Koca bir imparatorluk geçmişi olan Rusya’nın parası İngilizlerden neden daha düşük, çünkü Rusya sömürülen bir devlet değil. Türkiye neden parası ve enflasyonu bir türlü düzelmeyen devletler arasından çıkamaz, çünkü çıkartmazlar.
Aslında istedikleri şartlar yerine gelmez. Türkiye hükümeti geçmişi ve mazisi olan devlet oluşumunu devletim diyen topluluklardan başka bir oluşumunda ve yapısındadır.
Onun içindir ki yüzyıllar boyu diz çöktürmeye çalışanlar bir türlü başarılı olamadılar. Savaşarak elde etmek istedikleri vatanımızı, şimdilerde kapitalizm ve alım gücü zorlukları yaratarak çökertmeye çalışıyorlar.
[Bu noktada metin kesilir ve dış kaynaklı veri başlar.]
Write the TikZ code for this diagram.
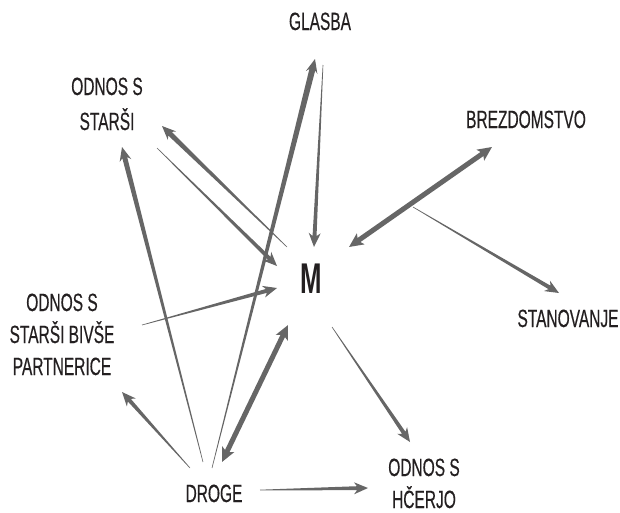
\documentclass[tikz,border=0pt]{standalone}
\usepackage{fontspec}
\usetikzlibrary{calc,arrows.meta}
\newfontfamily\lblfont[FakeStretch=0.62,FakeBold=0.4]{Liberation Sans}
\newfontfamily\mfont[FakeStretch=0.6]{Liberation Sans}
\definecolor{arrowgray}{RGB}{102,102,102}
\definecolor{txtcol}{RGB}{35,31,32}
\newcommand\tarr[3]{%
  \coordinate (tq) at ($(#2)!11pt!(#1)$);
  \coordinate (tb) at ($(#2)!14pt!(#1)$);
  \fill[arrowgray] ($(#1)!0.3pt!90:(#2)$) -- ($(tq)!#3!90:(#2)$) -- ($(tb)!6pt!90:(#2)$) -- (#2)
     -- ($(tb)!6pt!-90:(#2)$) -- ($(tq)!#3!-90:(#2)$) -- ($(#1)!0.3pt!-90:(#2)$) -- cycle;
}
\begin{document}
\begin{tikzpicture}[x=1pt,y=-1pt,
  lbl/.style={font={\lblfont\fontsize{25}{32}\selectfont}, text=txtcol, inner sep=0pt, align=center, anchor=base},
  dbl/.style={draw=arrowgray, line width=5pt,
     {Stealth[length=14pt,width=13pt,inset=3pt]}-{Stealth[length=14pt,width=13pt,inset=3pt]}}]
\useasboundingbox (0,0) rectangle (620,512);
% labels
\node[lbl] (glasba) at (320,30) {GLASBA};
\node[lbl, font={\lblfont\fontsize{25}{35}\selectfont}] (starsi) at (107,130) {ODNOS S\\STARŠI};
\node[lbl] (brez) at (526,128) {BREZDOMSTVO};
\node[font={\mfont\bfseries\fontsize{43}{43}\selectfont}, text=txtcol, inner sep=0pt, anchor=base] (m) at (311.5,293) {M};
\node[lbl] (stan) at (568,327) {STANOVANJE};
\node[lbl] (partner) at (62,375) {ODNOS S\\STARŠI BIVŠE\\PARTNERICE};
\node[lbl] (droge) at (214,502) {DROGE};
\node[lbl] (hcerjo) at (424,508) {ODNOS S\\HČERJO};
% arrow end points
\coordinate (gS) at (323,65);   \coordinate (mT) at (314,247);
\coordinate (dG) at (212,468);  \coordinate (gT) at (315,59);
\coordinate (mS1) at (287,247); \coordinate (sT) at (162,126);
\coordinate (sS) at (157,148);  \coordinate (mT2) at (277,266);
\coordinate (dS) at (203,462);  \coordinate (sT2) at (122,147);
\coordinate (pS) at (142,325);  \coordinate (mT3) at (277,288);
\coordinate (dP) at (190,468);  \coordinate (pT) at (122,392);
\coordinate (dH) at (260,490);  \coordinate (hT) at (368,488);
\coordinate (mS2) at (332,327); \coordinate (hT2) at (410,442);
\coordinate (bS) at (413,207);  \coordinate (stT) at (559,293);
\coordinate (mB) at (349,247);  \coordinate (bT) at (492,147);
\coordinate (mD) at (288,325);  \coordinate (dT) at (222,462);
% tapered arrows
\tarr{gS}{mT}{2pt}
\tarr{dG}{gT}{3pt}
\tarr{mS1}{sT}{2.5pt}
\tarr{sS}{mT2}{2pt}
\tarr{dS}{sT2}{2.5pt}
\tarr{pS}{mT3}{2pt}
\tarr{dP}{pT}{2pt}
\tarr{dH}{hT}{2pt}
\tarr{mS2}{hT2}{2pt}
\tarr{bS}{stT}{2pt}
% double arrows
\draw[dbl] (mB) -- (bT);
\draw[dbl] (mD) -- (dT);
\end{tikzpicture}
\end{document}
Dilediklerini ve istediklerini elde etmek için içeriden ve dışarıdan oluşturdukları vatan hainleri ile hummalı çalışma içindeler, hatta panikteler.
Hiç ummadıkları silah sanayimizin yeni yeni buluşlarla dünyaya mesaj niteliği vermesi, bağımsızlığın devamı görüntüsü onlar adına geç kalınmış projeler yumağı olmuş, tedirginlik içindeler.
Hala umutları devam etse de, PKK ve uzantılarına yönelik sokağa çıkma yasağı ve elektrikler kesilip karanlıkta kalmaları an meselesidir. Şahsım adına siyasete yönelik teferruatlı yazılar yazmam benim yapıma uygun ama Yozgat’tan yollanan, hislerime tercüman seslenişi bana şöyle bir çağrışım yaptı.
Birlik ve beraberliğin tam zamanı, memleketimiz için tamamıyla bir bütün olma zamanı, patatesi, soğanı, eti gündem oluşturarak kendi kendimize zarar vermeyelim.
Atatürk cumhurbaşkanı seçilince milletvekillerinden 20 istekte bulunmuş ve onay almış. Aldığı onaylardan birisi her evden askerlere çorap ve iç çamaşırı toplama emri vermiş. Halk elindeki eldivenleri, ayağındaki çorapları hatta iç giysilerini orduya vererek aslında büyük bir ihtiyaç giderilmiş.
Bu günün o günden pek farkı olmadığı, düşmanın niyetinin belirgin hale geldiği, bağımsızlığımızın güçlü ve birlik ve beraberlik içinde olması, patates, soğan, et ihtiyacından gündem yaratmak bizim ecdadımıza ve şu anki pozisyonumuza yakışmaz. Zaman birlik beraberlik zamanı diyor Yozgat’lı hemşehrim.